17. ANTI-MONEY LAUNDERING
17.1. No person shall abuse the Company’s website for the purpose of money laundering. The Company is obliged to follow the requirements as set out by the European Union, relevant domestic laws and regulations for the purpose of prevention and suppression of money laundering activities. It is thus required to obtain certain verification documents from the Clients. The Company maintains policies and procedures designed to detect any risk of failure by the Company in order to comply with its obligations under the regulatory authority.
17.2. The Company may request from the Client to inform the Company on how the money being invested has been obtained. This process may require certain documentation as proof.
17.3. The Company may use the Client’s information in order to carry out credit, anti-money laundering and fraud prevention checks; to exercise and/or defend the Company’s legal rights; and to comply with applicable laws and regulations, provisions of this Agreement as well as requests of regulatory and enforcement authorities in any jurisdiction.
17.4. The Company reserves the right to refuse to do any business with and to reverse the transactions of the Client in accordance with the AML requirements and policies.

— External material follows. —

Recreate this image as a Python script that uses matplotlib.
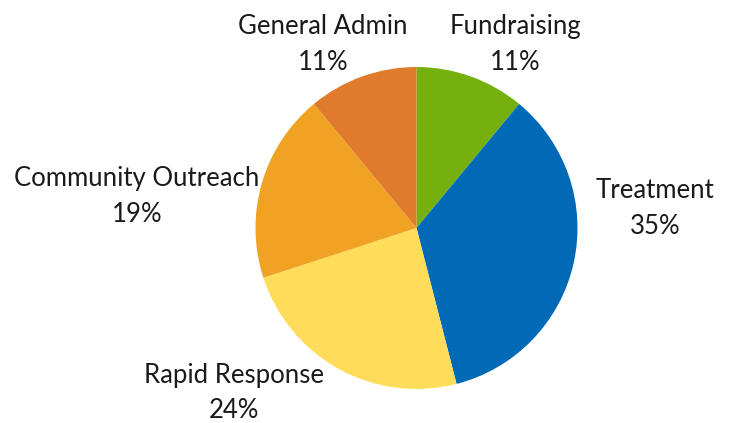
import matplotlib
matplotlib.use("Agg")
import matplotlib.pyplot as plt

categories = ["Fundraising", "Treatment", "Rapid Response", "Community Outreach", "General Admin"]
values = [11, 35, 24, 19, 11]
colors = ["#76B00F", "#006AB6", "#FFDD5A", "#F0A223", "#E07A2D"]

# label anchor positions (pixels from top-left), layout only
label_pos = {
    "Fundraising": (515, 44),
    "Treatment": (655, 208),
    "Rapid Response": (234, 393),
    "Community Outreach": (137, 196),
    "General Admin": (323, 44),
}

W, H = 731, 423
fig = plt.figure(figsize=(W / 100, H / 100), dpi=100)
ax = fig.add_axes([0, 0, 1, 1])

cx, cy, r = 416.5, H - 228, 161
ax.pie(values, colors=colors, startangle=90, counterclock=False,
       center=(cx, cy), radius=r, frame=True,
       wedgeprops=dict(linewidth=0))
ax.set_xlim(0, W)
ax.set_ylim(0, H)
ax.set_aspect("equal")
ax.axis("off")

for cat, v in zip(categories, values):
    x, y = label_pos[cat]
    ax.text(x, H - y, f"{cat}\n{v}%", ha="center", va="center",
            fontsize=18.5, family="Lato", color="#1a1a1a", linespacing=1.55)

fig.savefig("out.png", dpi=100)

18. TERMINATION OF THE AGREEMENT
18.1. The Company reserves the right to terminate this Agreement at any time by giving the Client notice to this effect.
18.2. The Client may terminate this Agreement at any time by giving the Company 48 hours’ notice.
18.3. Termination of this Agreement by either of the Parties shall require the Client to close all open positions by executing the required transactions.
18.4. As of the date of termination notice by the Client, the Client may not execute any new transactions, which would open new positions in his account.

19. APPLICABLE LAW AND JURISDICTION
19.1. This Agreement is governed by the Vanuatu Financial Services Commission. For any dispute arising, the local courts shall be responsible for its settling.
19.2. The Client acknowledges that if any dispute arises, the English version of this Agreement prevails, while its translation to other languages has been made for the Client’s convenience only.